Old age, like cancer, looks like a by-product of natural selection: something that slows and then kills us only after we have had a decent shot at reproduction. But the essence of geriatrics is the reverse of oncology: here the problem is to overcome the existing limitations on cell growth. Fumento focuses here on mostly familiar technologies. One is to imitate cancer and extend the telomeres that serve as feeder tape at the beginning of strips of DNA. Another would be to create new lines of replacement cells from the infamous stem cells. The cells are not yet committed to any specialized function, and unlike the old dogs that make up mature nerves and tissues they can be taught new tricks. Corneas, for instance, have been successfully cloned and used in eye surgery.
But it isn't lost on Fumento that the most important requirements for health and longevity are a balanced diet and a healthy living space. In the last two sections of his book, he shows how medical technologies can be adapted to agriculture and sanitation. Rice, for example, contains iron but also a molecule preventing the body from using it. Inserting a gene to counteract that molecule may remedy iron deficiencies where rice is a dietary staple. If you want more rice on the same land, wild rice genes can shorten the stalk and so increase the yield. Stacking a third gene on these two results in a rice crop that requires half the water.
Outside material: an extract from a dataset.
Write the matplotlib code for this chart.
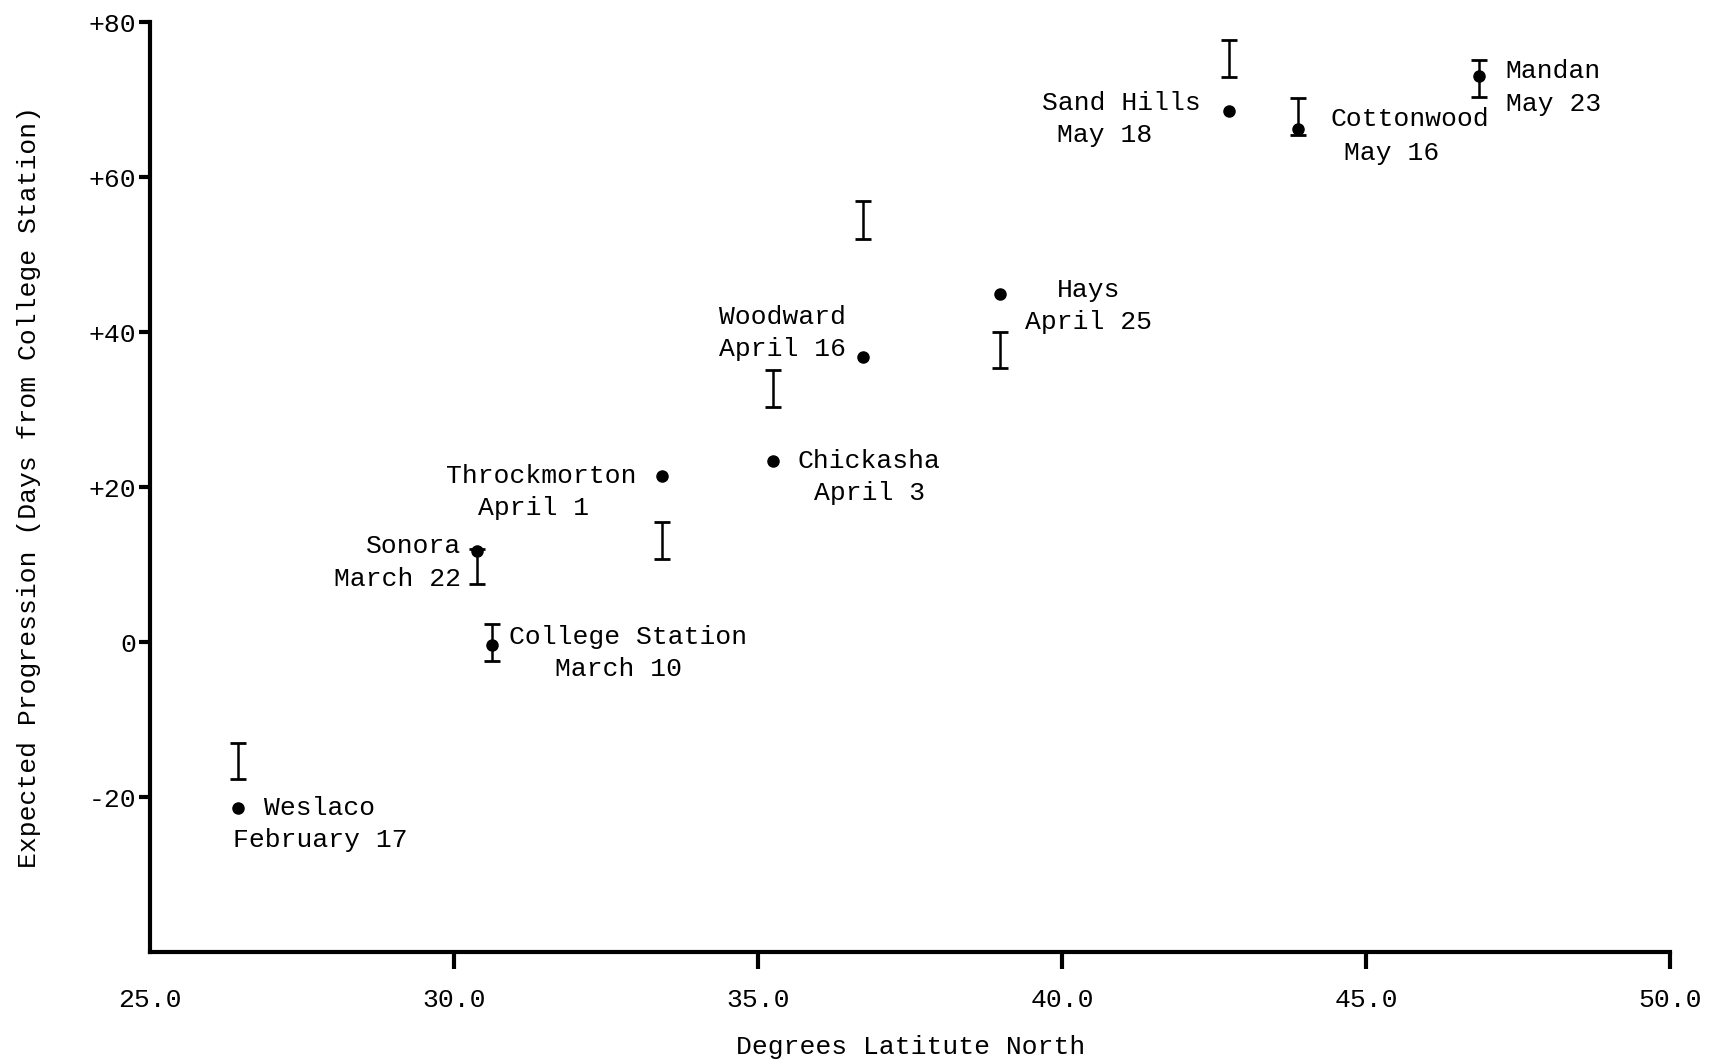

The same technologies also promise a cleaner agriculture. Giving plants and animals better weapons against diseases, bugs, and weeds will reduce the need to spray oceans of pesticides on the fields. Where pollution has already occurred, the problem is usually how to get it out of the soil or water cheaply, and without doing more damage. Nothing is better at extracting some specific substance and modifying it than a rooted plant. Pigweed can remove 3% of radioactive cesium from soil in one season. Arabidopsis, a weed related to cabbage, has been modified to extract mercury from hazardous waste sites and convert it to a less toxic form. With the insertion of a couple handy E. coli genes it can also extract naturally occurring arsenic. Once a pollutant has been extracted by bioremediation it can be removed, destroyed, sequestered, or even recycled.
If even a fraction of the programs discussed in the book pan out, biotechnology will make good on Empedocles' boast, and will do so at a reasonable cost with a diminishing risk of adverse consequences. Fumento seems unreflective regarding the larger consequences of this, but this is because he remains strictly within the confines of common sense. Human beings do not ordinarily ask whether it would be better to live longer and be healthier, they take this for granted. At the same time, they do not look to science or magic to give them wings or x-ray vision. The ordinary perspective serves both safety and sobriety.
Conservative critics wonder whether advances against disease and death will not relieve us of the struggles that are essential to our humanity. The environmental Left suspects that any improvement in man's lot must come at nature's expense. Whatever the merit of such higher criticisms, they are unlikely to have any political effect. We aren't going to choose decrepitude or the grave so long as we have a choice. There are however concerns that should be addressed within Fumento's common sense perspective. If the lab can grow me a new liver and cure cancer of the esophagus, why should I worry how much whisky I have for breakfast? In spite of the novel context, this is a very familiar sort of question. And the answer to it will be moral rather than technological.